5. The “Total CPU Utilization Percentage” monitor was changed. In previous management packs, it would inspect the value every 2 minutes, and if the AVERAGE of 5 samples for “CPU Queue length”AND “% Processor Time” were over their default thresholds, we would generate an alert. Now, we inspect the value every 5 minutes, and if the AVERAGE of 3 samples for both counters are over the thresholds, then an alert is generated. I am told this change was made on customer request, I have to assume to spread out the time period over a longer time span…. not really sure. Seems fairly insignificant.
Known Issues/Things to remember:
1. Which MP’s to import: This MP update contains the following files:
Don’t import management packs that you don’t need or use.

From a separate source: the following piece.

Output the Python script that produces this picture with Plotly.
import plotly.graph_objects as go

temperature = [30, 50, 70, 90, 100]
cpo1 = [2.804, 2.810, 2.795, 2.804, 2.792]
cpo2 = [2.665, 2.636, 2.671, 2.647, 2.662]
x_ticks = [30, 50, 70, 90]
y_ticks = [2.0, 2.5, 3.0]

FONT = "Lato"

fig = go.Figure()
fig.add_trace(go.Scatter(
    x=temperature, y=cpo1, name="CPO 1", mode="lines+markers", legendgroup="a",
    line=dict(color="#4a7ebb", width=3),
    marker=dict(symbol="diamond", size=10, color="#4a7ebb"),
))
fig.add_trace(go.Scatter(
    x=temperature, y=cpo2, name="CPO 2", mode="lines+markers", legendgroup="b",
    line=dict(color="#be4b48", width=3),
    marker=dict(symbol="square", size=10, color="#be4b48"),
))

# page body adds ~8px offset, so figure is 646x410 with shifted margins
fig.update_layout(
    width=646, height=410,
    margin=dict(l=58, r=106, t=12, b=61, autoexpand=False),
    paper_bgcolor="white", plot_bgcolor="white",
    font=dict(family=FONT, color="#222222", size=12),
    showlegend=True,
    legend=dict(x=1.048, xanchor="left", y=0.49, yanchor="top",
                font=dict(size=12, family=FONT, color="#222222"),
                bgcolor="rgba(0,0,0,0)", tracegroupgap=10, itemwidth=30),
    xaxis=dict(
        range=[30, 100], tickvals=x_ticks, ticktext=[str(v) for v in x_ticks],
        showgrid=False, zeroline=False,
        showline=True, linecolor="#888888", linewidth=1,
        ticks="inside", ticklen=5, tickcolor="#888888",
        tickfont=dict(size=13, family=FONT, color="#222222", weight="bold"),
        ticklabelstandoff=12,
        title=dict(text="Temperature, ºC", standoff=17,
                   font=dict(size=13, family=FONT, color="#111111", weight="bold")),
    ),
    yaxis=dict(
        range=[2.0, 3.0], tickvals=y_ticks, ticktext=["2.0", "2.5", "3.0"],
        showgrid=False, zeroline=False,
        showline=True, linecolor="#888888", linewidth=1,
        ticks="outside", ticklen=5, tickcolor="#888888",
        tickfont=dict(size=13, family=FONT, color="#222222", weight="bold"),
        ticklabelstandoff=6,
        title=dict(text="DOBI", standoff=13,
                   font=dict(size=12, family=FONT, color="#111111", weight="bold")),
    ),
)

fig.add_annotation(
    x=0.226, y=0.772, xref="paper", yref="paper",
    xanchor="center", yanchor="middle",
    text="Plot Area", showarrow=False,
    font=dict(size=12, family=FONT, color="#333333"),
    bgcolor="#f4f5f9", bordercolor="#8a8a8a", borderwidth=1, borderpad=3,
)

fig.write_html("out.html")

Don’t import the BPA management pack if you don’t want to see alerts for this new feature.
Don’t import the Microsoft.Windows.Server.Reports.mp if your back-end SQL is still running SQL 2005, this MP is supported on SQL 2008 and newer only. It will cause your reporting to break if you import this MP and your management group leverages SQL 2005 on the back-end.

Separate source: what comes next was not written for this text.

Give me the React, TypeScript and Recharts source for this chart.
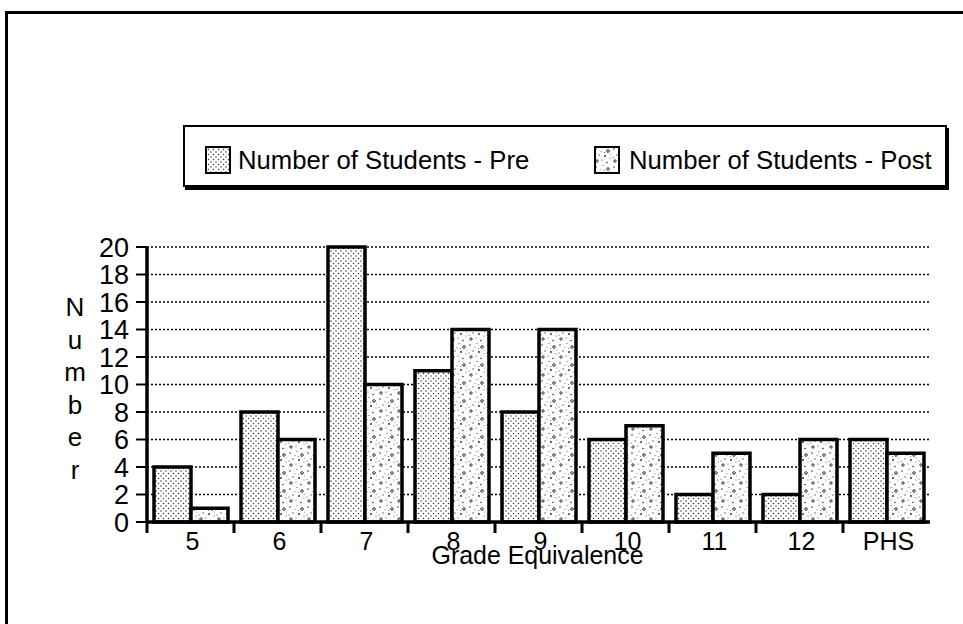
import { BarChart, Bar, XAxis, YAxis, CartesianGrid } from "recharts";

const grades = ["5", "6", "7", "8", "9", "10", "11", "12", "PHS"];
const preCounts = [4, 8, 20, 11, 8, 6, 2, 2, 6];
const postCounts = [1, 6, 10, 14, 14, 7, 5, 6, 5];
const yTicks = [0, 2, 4, 6, 8, 10, 12, 14, 16, 18, 20];
const seriesNames = ["Number of Students - Pre", "Number of Students - Post"];
const xTitle = "Grade Equivalence";
const yTitle = "Number";

const data = grades.map((g, i) => ({ grade: g, pre: preCounts[i], post: postCounts[i] }));

const FONT = "'Liberation Sans', Arial, Helvetica, sans-serif";

function GradeTick(props: any) {
  const { x, y, payload } = props;
  const half = payload && payload.offset ? payload.offset : 43.5;
  const edge = x - half;
  return (
    <g>
      <line x1={edge} x2={edge} y1={y - 11} y2={y + 1} stroke="#000" strokeWidth={3} />
      <text x={x + 2} y={y} dy="0.71em" textAnchor="middle" fontSize={25} fontFamily={FONT} fill="#000">
        {payload.value}
      </text>
    </g>
  );
}

function YTitle(props: any) {
  const vb = props.viewBox || { x: 87, y: 247 };
  return (
    <text fontSize={26} fontFamily={FONT} fill="#000" textAnchor="middle">
      {yTitle.split("").map((c, i) => (
        <tspan key={i} x={vb.x - 12} y={vb.y + 69 + i * 32.5}>
          {c}
        </tspan>
      ))}
    </text>
  );
}

function XTitle(props: any) {
  const vb = props.viewBox || { x: 147, y: 522, width: 783 };
  return (
    <text
      x={vb.x + vb.width / 2 - 1}
      y={vb.y + 42}
      textAnchor="middle"
      fontSize={25}
      fontFamily={FONT}
      fill="#000"
      textLength={212}
      lengthAdjust="spacingAndGlyphs"
    >
      {xTitle}
    </text>
  );
}

function Patterns() {
  return (
    <defs>
      <pattern id="pat-pre" width="5" height="5" patternUnits="userSpaceOnUse">
        <rect width="5" height="5" fill="#fff" />
        <circle cx="1" cy="1" r="0.75" fill="#333" />
        <circle cx="3.5" cy="3.5" r="0.75" fill="#333" />
      </pattern>
      <pattern id="pat-post" width="18" height="18" patternUnits="userSpaceOnUse">
        <rect width="18" height="18" fill="#fff" />
        <circle cx="2" cy="3" r="0.8" fill="#333" />
        <circle cx="9" cy="1.5" r="0.6" fill="#555" />
        <circle cx="14" cy="5" r="1.3" fill="none" stroke="#222" strokeWidth="0.9" />
        <circle cx="5" cy="9" r="0.7" fill="#444" />
        <circle cx="11" cy="10" r="0.9" fill="#222" />
        <circle cx="16" cy="12" r="0.6" fill="#555" />
        <circle cx="3" cy="15" r="1.2" fill="none" stroke="#222" strokeWidth="0.9" />
        <circle cx="8" cy="14" r="0.6" fill="#444" />
        <circle cx="13" cy="16.5" r="0.8" fill="#333" />
        <circle cx="7" cy="5.5" r="0.5" fill="#666" />
        <circle cx="16.5" cy="8" r="0.5" fill="#666" />
        <circle cx="10.5" cy="6.5" r="0.5" fill="#555" />
        <circle cx="1" cy="11" r="0.6" fill="#444" />
      </pattern>
    </defs>
  );
}

function LegendBox() {
  const sq = (id: string, left: number) => (
    <svg
      style={{ position: "absolute", left, top: 19, overflow: "visible" }}
      width={26}
      height={28}
    >
      <rect x={1} y={1} width={24} height={26} fill={`url(#${id})`} stroke="#000" strokeWidth={2} />
    </svg>
  );
  const label = (text: string, left: number) => (
    <span
      style={{
        position: "absolute",
        left,
        top: 18,
        fontFamily: FONT,
        fontSize: 25.7,
        lineHeight: "30px",
        whiteSpace: "nowrap",
        color: "#000",
      }}
    >
      {text}
    </span>
  );
  return (
    <div
      style={{
        position: "absolute",
        left: 183,
        top: 125,
        width: 760,
        height: 58,
        border: "2px solid #000",
        boxShadow: "2px 3px 0 #000",
        background: "#fff",
      }}
    >
      {sq("pat-pre", 20)}
      {label(seriesNames[0], 53)}
      {sq("pat-post", 409)}
      {label(seriesNames[1], 444)}
    </div>
  );
}

export default function App() {
  return (
    <div style={{ position: "absolute", left: 0, top: 0, width: 963, height: 624, background: "#fff", overflow: "hidden" }}>
      <div
        style={{
          position: "absolute",
          left: 5,
          top: 11,
          width: 970,
          height: 640,
          borderLeft: "3px solid #000",
          borderTop: "3px solid #000",
        }}
      />
      <BarChart
        width={963}
        height={624}
        data={data}
        margin={{ top: 247, right: 33, bottom: 72, left: 87 }}
        barCategoryGap={7}
        barGap={0}
        style={{ position: "absolute", left: 0, top: 0 }}
      >
        <Patterns />
        <CartesianGrid vertical={false} stroke="#000" strokeWidth={1.5} strokeDasharray="2 2" />
        <XAxis
          dataKey="grade"
          height={30}
          tickSize={10}
          tickMargin={0}
          tickLine={false}
          axisLine={{ stroke: "#000", strokeWidth: 3.5 }}
          tick={<GradeTick />}
          interval={0}
          label={{ content: <XTitle /> }}
        />
        <YAxis
          width={60}
          domain={[0, 20]}
          ticks={yTicks}
          interval={0}
          tickSize={11}
          tickMargin={7}
          axisLine={{ stroke: "#000", strokeWidth: 3.5 }}
          tickLine={{ stroke: "#000", strokeWidth: 2 }}
          tick={{ fill: "#000", fontSize: 27, fontFamily: FONT }}
          label={{ content: <YTitle /> }}
        />
        <Bar dataKey="pre" name={seriesNames[0]} fill="url(#pat-pre)" stroke="#000" strokeWidth={3.5} isAnimationActive={false} />
        <Bar dataKey="post" name={seriesNames[1]} fill="url(#pat-post)" stroke="#000" strokeWidth={3.5} isAnimationActive={false} />
      </BarChart>
      <LegendBox />
    </div>
  );
}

DO import the Microsoft.Windows.Server.ClusterSharedVolume.mp because this contains the discovery and monitoring for Cluster Disks, not just Cluster Shared Volumes. If you don’t import this your monitoring of clustered disks will disappear.

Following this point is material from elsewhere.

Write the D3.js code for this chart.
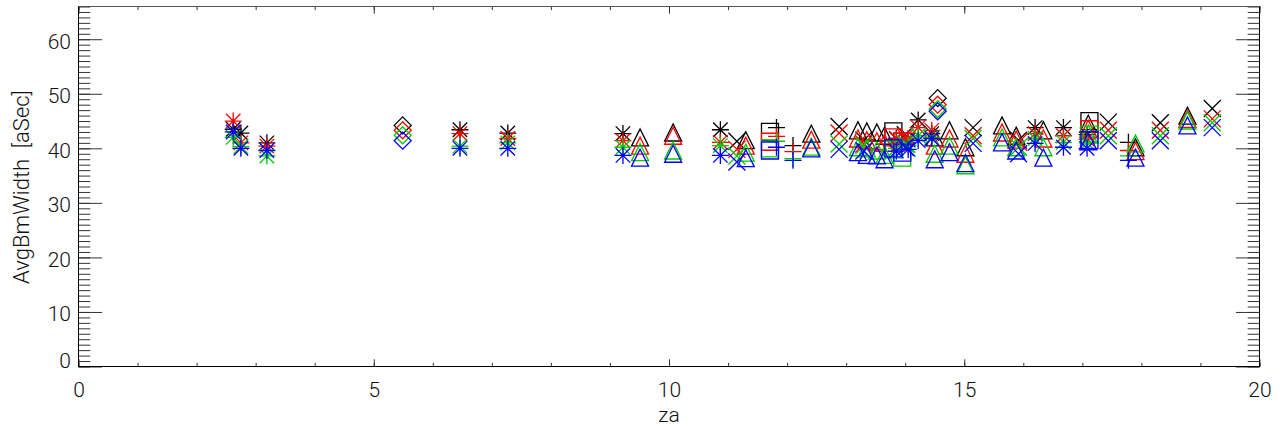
<!DOCTYPE html>
<html>
<head>
<meta charset="utf-8">
<script src="https://cdn.jsdelivr.net/npm/d3@7"></script>
<style>
  html, body { margin: 0; padding: 0; background: #fff; }
  svg { display: block; }
  text { font-family: Roboto, "DejaVu Sans", sans-serif; font-weight: 300; fill: #111; }
</style>
</head>
<body>
<svg id="chart" width="1285" height="429"></svg>
<script>
// ---- data ----
const za     = [2.62, 2.75, 3.19, 5.49, 6.46, 7.27, 9.22, 9.51, 10.07, 10.87, 11.15, 11.3, 11.71, 11.82, 12.1, 12.41, 12.88, 13.2, 13.35, 13.52, 13.3, 13.65, 13.8, 13.85, 13.95, 14.0, 14.05, 14.22, 14.45, 14.5, 14.55, 14.75, 15.02, 15.15, 15.64, 15.88, 15.92, 16.2, 16.34, 16.68, 17.08, 17.1, 17.12, 17.44, 17.78, 17.9, 18.32, 18.78, 19.2];
const symbol = ["ast","ast","ast","dia","ast","ast","ast","tri","tri","ast","x","tri","sq","plus","plus","tri","x","tri","tri","tri","x","tri","sq","ast","sq","x","ast","ast","ast","tri","dia","tri","tri","x","tri","tri","x","ast","tri","ast","ast","tri","sq","x","plus","tri","x","tri","x"];
const black  = [43.5, 42.8, 41.0, 44.2, 43.4, 42.8, 42.7, 42.0, 42.9, 43.4, 41.3, 41.5, 43.0, 43.8, 40.5, 42.7, 44.0, 43.3, 43.1, 42.9, 41.5, 42.3, 43.1, 41.8, 41.2, 42.5, 41.5, 45.2, 42.7, 42.0, 49.2, 43.3, 40.2, 43.8, 44.2, 42.3, 41.5, 43.8, 43.3, 43.8, 42.5, 44.5, 45.0, 44.8, 41.1, 40.2, 44.7, 46.0, 47.3];
const red    = [45.0, 41.0, 40.4, 43.3, 42.7, 41.8, 41.4, 40.5, 42.3, 41.1, 39.8, 40.5, 41.2, 42.2, 39.4, 41.6, 42.8, 41.8, 41.5, 41.3, 40.8, 41.0, 42.0, 41.7, 41.2, 42.0, 41.8, 43.8, 43.3, 40.5, 48.0, 41.8, 39.0, 42.3, 42.9, 41.6, 41.1, 42.7, 41.8, 42.3, 41.7, 43.6, 43.5, 43.3, 39.6, 39.5, 43.3, 45.4, 45.4];
const green  = [42.0, 40.3, 38.6, 42.4, 40.4, 41.0, 40.2, 39.3, 39.6, 40.5, 38.6, 39.2, 40.0, 41.3, 38.1, 40.3, 40.8, 40.2, 40.0, 39.6, 40.5, 38.8, 39.8, 40.0, 38.3, 40.8, 40.5, 42.3, 42.0, 39.0, 47.2, 40.5, 36.9, 41.8, 42.0, 40.2, 40.2, 41.8, 40.2, 41.1, 41.0, 42.7, 42.5, 42.3, 38.6, 40.9, 42.3, 45.1, 44.7];
const blue   = [43.0, 40.0, 39.6, 41.4, 40.0, 40.0, 38.7, 38.3, 39.0, 38.7, 37.5, 38.2, 39.6, 40.2, 37.8, 40.0, 39.8, 39.3, 38.8, 38.7, 39.5, 38.0, 40.0, 39.5, 39.2, 40.2, 39.8, 41.4, 41.8, 38.0, 46.8, 39.3, 37.3, 40.9, 41.1, 39.6, 39.0, 40.9, 38.3, 40.2, 40.0, 41.3, 41.5, 41.4, 37.8, 38.3, 41.4, 44.2, 43.8];
const seriesNames  = ["black", "red", "green", "blue"];
const xTicks = [0, 5, 10, 15, 20];
const yTicks = [0, 10, 20, 30, 40, 50, 60];
const xLabel = "za";
const yLabel = "AvgBmWidth\u00a0 [aSec]";

// ---- layout ----
const svg = d3.select("#chart");
const L = 78.5, R = 1259.5, T = 6.5, B = 366.5;
const x = d3.scaleLinear().domain([0, 20]).range([L, R]);
const y = d3.scaleLinear().domain([0, 66]).range([B, T]);
const colors = { black: "#000000", red: "#ff0000", green: "#00cc00", blue: "#0000ff" };
const values = { black, red, green, blue };

const plotW = R - L, plotH = B - T;
const yMaj = 0.02 * plotW, xMaj = 0.02 * plotH;
const tickColor = "#333";

function styleAxis(g) {
  g.select(".domain").remove();
  g.selectAll(".tick line").attr("stroke", tickColor).attr("stroke-width", 1);
}

// minor ticks
svg.append("g").attr("transform", `translate(0,${B})`)
  .call(d3.axisBottom(x).tickValues(d3.range(0, 21)).tickSize(-xMaj / 2).tickFormat(""))
  .call(styleAxis);
svg.append("g").attr("transform", `translate(0,${T})`)
  .call(d3.axisTop(x).tickValues(d3.range(0, 21)).tickSize(-xMaj / 2).tickFormat(""))
  .call(styleAxis);
svg.append("g").attr("transform", `translate(${L},0)`)
  .call(d3.axisLeft(y).tickValues(d3.range(0, 67)).tickSize(-yMaj / 2).tickFormat(""))
  .call(styleAxis);
svg.append("g").attr("transform", `translate(${R},0)`)
  .call(d3.axisRight(y).tickValues(d3.range(0, 67)).tickSize(-yMaj / 2).tickFormat(""))
  .call(styleAxis);

// major ticks + labels
const gx = svg.append("g").attr("transform", `translate(0,${B})`)
  .call(d3.axisBottom(x).tickValues(xTicks).tickSize(-xMaj).tickPadding(16).tickFormat(d3.format("d")))
  .call(styleAxis);
gx.selectAll("text").attr("font-size", 21).attr("fill", "#111").attr("font-family", null);
svg.append("g").attr("transform", `translate(0,${T})`)
  .call(d3.axisTop(x).tickValues(xTicks).tickSize(-xMaj).tickFormat(""))
  .call(styleAxis);
const gy = svg.append("g").attr("transform", `translate(${L},0)`)
  .call(d3.axisLeft(y).tickValues(yTicks).tickSize(-yMaj).tickPadding(7.5).tickFormat(d3.format("d")))
  .call(styleAxis);
gy.selectAll("text").attr("font-size", 21).attr("fill", "#111").attr("font-family", null)
  .attr("dy", d => d === 0 ? "0.05em" : "0.42em");
svg.append("g").attr("transform", `translate(${R},0)`)
  .call(d3.axisRight(y).tickValues(yTicks).tickSize(-yMaj).tickFormat(""))
  .call(styleAxis);

// frame
svg.append("rect").attr("x", L).attr("y", T).attr("width", plotW).attr("height", plotH)
  .attr("fill", "none").attr("stroke", "#000").attr("stroke-width", 1);
svg.append("line").attr("x1", L).attr("x2", R).attr("y1", T).attr("y2", T).attr("stroke", "#555");

// axis titles
svg.append("text").attr("x", (L + R) / 2).attr("y", 422).attr("text-anchor", "middle")
  .attr("font-size", 21).text(xLabel);
svg.append("text").attr("transform", `translate(28.5,187) rotate(-90)`).attr("text-anchor", "middle")
  .attr("font-size", 22).text(yLabel);

// symbols
const s = 8.5;
function symPath(type) {
  const p = d3.path();
  const d = s * 0.85;
  if (type === "plus" || type === "ast") {
    p.moveTo(-s, 0); p.lineTo(s, 0);
    p.moveTo(0, -s); p.lineTo(0, s);
  }
  if (type === "x" || type === "ast") {
    const e = type === "x" ? s : d;
    p.moveTo(-e, -e); p.lineTo(e, e);
    p.moveTo(-e, e); p.lineTo(e, -e);
  }
  if (type === "dia") {
    p.moveTo(0, -s); p.lineTo(s, 0); p.lineTo(0, s); p.lineTo(-s, 0); p.closePath();
  }
  if (type === "tri") {
    p.moveTo(-s, s); p.lineTo(0, -s); p.lineTo(s, s); p.closePath();
  }
  if (type === "sq") {
    p.rect(-s, -s, 2 * s, 2 * s);
  }
  return p.toString();
}

const plot = svg.append("g");
seriesNames.forEach(name => {
  const data = za.map((z, i) => ({ z, v: values[name][i], t: symbol[i] }));
  plot.append("g").attr("class", "series-" + name)
    .selectAll("path").data(data).join("path")
    .attr("transform", d => `translate(${x(d.z)},${y(d.v)})`)
    .attr("d", d => symPath(d.t))
    .attr("fill", "none")
    .attr("stroke", colors[name])
    .attr("stroke-width", 1.3);
});
</script>
</body>
</html>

2. The knowledge for the Total CPU Utilization Percentage is incorrect – the monitor was updated to a default value of 3 samples but the knowledge still reflects 5 samples.
3. There is no free space perf collection rules for “Cluster Disks”. We have multiple performance collection rules for Logical Disks, and for Cluster Shared Volumes, however there are none for the new Cluster Disks class. If you want performance reports on free space, disk latency, idle time, etc, you will need to create these.
4. Perf collection and disk monitoring for cluster disks and CSV’s only works when the resource group hosting the disks, are on the same node that is hosting the cluster name (quorum) resource. If the disk’s resource group is running on a different node than the cluster name itself, perf collection and monitoring will cease.